Before we get into the good stuff, let's walk through a primer on Sitecore blob storage.
Open the default Sitecore Master database and you'll see a table named Blobs. This table will contain all blob data used in the Sitecore media library. There are two columns in the Blobs table worth noting: BlobId and Data. The BlobId column contains a GUID used to uniquely identify a blob. The Data column contains the binary data for the blob.
When you upload a file to the Sitecore media library, a Sitecore media item is created. That media item contains a field named Media, which is used to represent the blob associated with the media item. Behind the scenes, the aforementioned BlobId value is stored as the value of the Media field in a media item, thereby providing a way to reference a blob from a media item without directly storing the blob within one of the media item fields. This is an important concept, as it provides separation between blob storage and content storage.

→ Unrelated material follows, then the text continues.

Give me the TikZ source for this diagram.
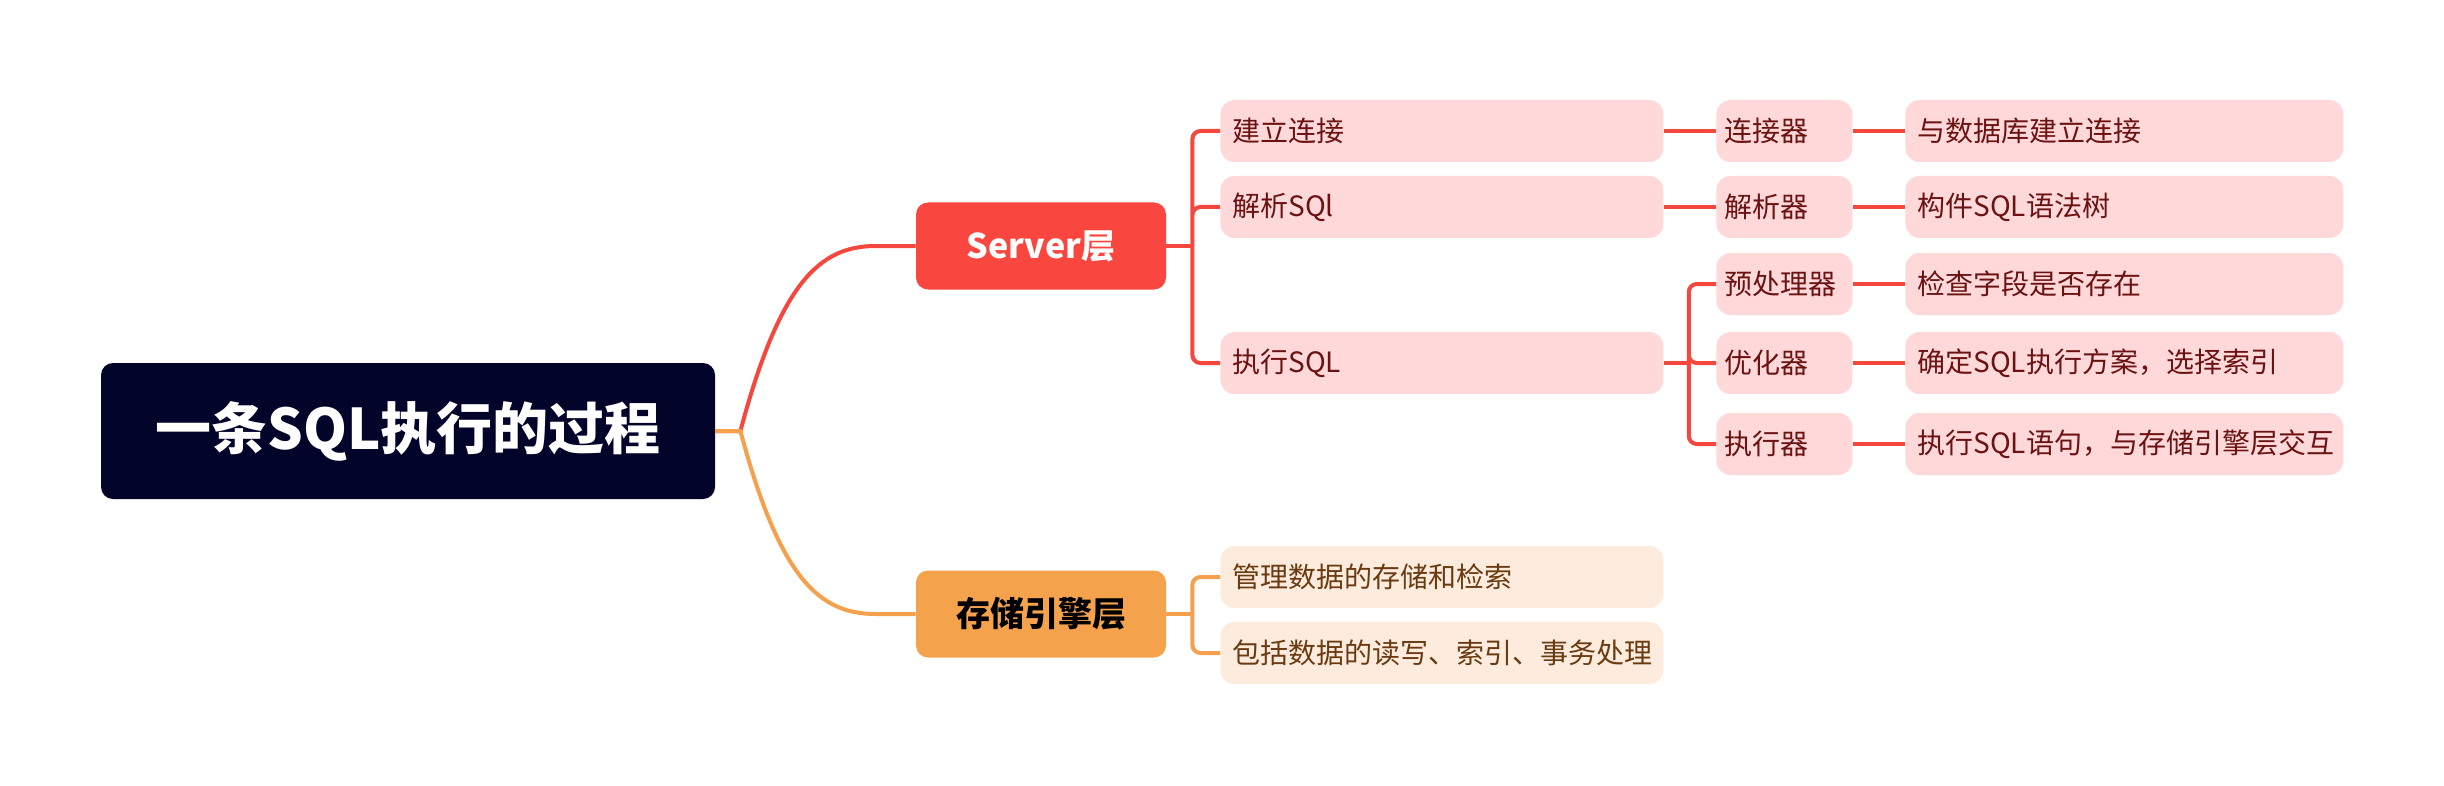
\documentclass[tikz,border=0pt]{standalone}
\usepackage{fontspec}
\setmainfont{Noto Sans CJK SC}
\usetikzlibrary{calc}
\definecolor{rootbg}{HTML}{02042A}
\definecolor{srvbg}{HTML}{F9463E}
\definecolor{stobg}{HTML}{F5A24D}
\definecolor{pinkbg}{HTML}{FFD9D9}
\definecolor{creambg}{HTML}{FDEBDD}
\definecolor{redtxt}{HTML}{6B1212}
\definecolor{browntxt}{HTML}{6A3A10}
\definecolor{redln}{HTML}{F5473E}
\definecolor{orgln}{HTML}{F5A04C}
\begin{document}
\begin{tikzpicture}[x=0.5pt,y=-0.5pt]
        \tikzstyle{topic}=[rounded corners=6pt,inner sep=0pt,minimum width=125pt,minimum height=43.5pt,font=\bfseries\fontsize{17}{20}\selectfont]
        \tikzstyle{leaf}=[rounded corners=7pt,anchor=west,inner xsep=6pt,inner ysep=0pt,minimum height=31pt,align=left,font=\fontsize{14}{16}\selectfont]
        \tikzstyle{redleaf}=[leaf,fill=pinkbg,text=redtxt]
        \tikzstyle{orgleaf}=[leaf,fill=creambg,text=browntxt]
        \tikzstyle{redline}=[draw=redln,line width=2pt]
        \tikzstyle{orgline}=[draw=orgln,line width=2pt]
        \useasboundingbox (0,0) rectangle (2444,786);
        % root and the two layers
        \node[topic,fill=rootbg,text=white,minimum width=307pt,minimum height=68pt,font=\bfseries\fontsize{28}{32}\selectfont] (root) at (408,431) {一条SQL执行的过程};
        \node[topic,fill=srvbg,text=white] (srv) at (1041,246) {Server层};
        \node[topic,fill=stobg,text=black] (sto) at (1041,614) {存储引擎层};
        % server layer
        \node[redleaf,text width=209.5pt] (a1) at (1220,131) {建立连接};
        \node[redleaf,text width=209.5pt] (a2) at (1220,207) {解析SQl};
        \node[redleaf,text width=209.5pt] (a3) at (1220,363) {执行SQL};
        \node[redleaf,inner xsep=4pt,text width=60pt] (b1) at (1716,131) {连接器};
        \node[redleaf,inner xsep=4pt,text width=60pt] (b2) at (1716,207) {解析器};
        \node[redleaf,inner xsep=4pt,text width=60pt] (b3) at (1716,284) {预处理器};
        \node[redleaf,inner xsep=4pt,text width=60pt] (b4) at (1716,363) {优化器};
        \node[redleaf,inner xsep=4pt,text width=60pt] (b5) at (1716,444) {执行器};
        \node[redleaf,text width=207pt] (d1) at (1905,131) {与数据库建立连接};
        \node[redleaf,text width=207pt] (d2) at (1905,207) {构件SQL语法树};
        \node[redleaf,text width=207pt] (d3) at (1905,284) {检查字段是否存在};
        \node[redleaf,text width=207pt] (d4) at (1905,363) {确定SQL执行方案，选择索引};
        \node[redleaf,text width=207pt] (d5) at (1905,444) {执行SQL语句，与存储引擎层交互};
        % storage layer
        \node[orgleaf,text width=209.5pt] (c1) at (1220,577) {管理数据的存储和检索};
        \node[orgleaf,text width=209.5pt] (c2) at (1220,653) {包括数据的读写、索引、事务处理};
        % connectors
        \draw[redline] (root.east) -- ++(25,0) .. controls +(40,-150) and +(-55,0) .. ($(srv.west)+(-40,0)$) -- (srv.west);
        \draw[orgline] (root.east) -- ++(25,0) .. controls +(40,150) and +(-55,0) .. ($(sto.west)+(-40,0)$) -- (sto.west);
        \draw[redline] (srv.east) -- ++(26,0) coordinate (sj);
        \draw[redline,rounded corners=4pt] (sj) |- (a1.west) (sj) |- (a2.west) (sj) |- (a3.west);
        \draw[redline] (a1.east) -- (b1.west) (a2.east) -- (b2.west) (a3.east) -- ++(25,0) coordinate (ej);
        \draw[redline,rounded corners=4pt] (ej) |- (b3.west) (ej) |- (b4.west) (ej) |- (b5.west);
        \foreach \i in {1,...,5}
            \draw[redline] (b\i.east) -- (d\i.west);
        \draw[orgline] (sto.east) -- ++(26,0) coordinate (tj);
        \draw[orgline,rounded corners=4pt] (tj) |- (c1.west) (tj) |- (c2.west);
\end{tikzpicture}
\end{document}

By distinctly separating blob storage from content storage and allowing us to override the default SQL Server data provider, we have the opportunity to roll our own blob storage container - without impacting standard media library functionality. For the purpose of this post, I will be demonstrating the use of Azure blob storage, but in theory you could use any storage container in which you have the ability to read/write data and uniquely identify a blob (e.g. file system, separate SQL server, NOSQL, Azure Table storage, etc...).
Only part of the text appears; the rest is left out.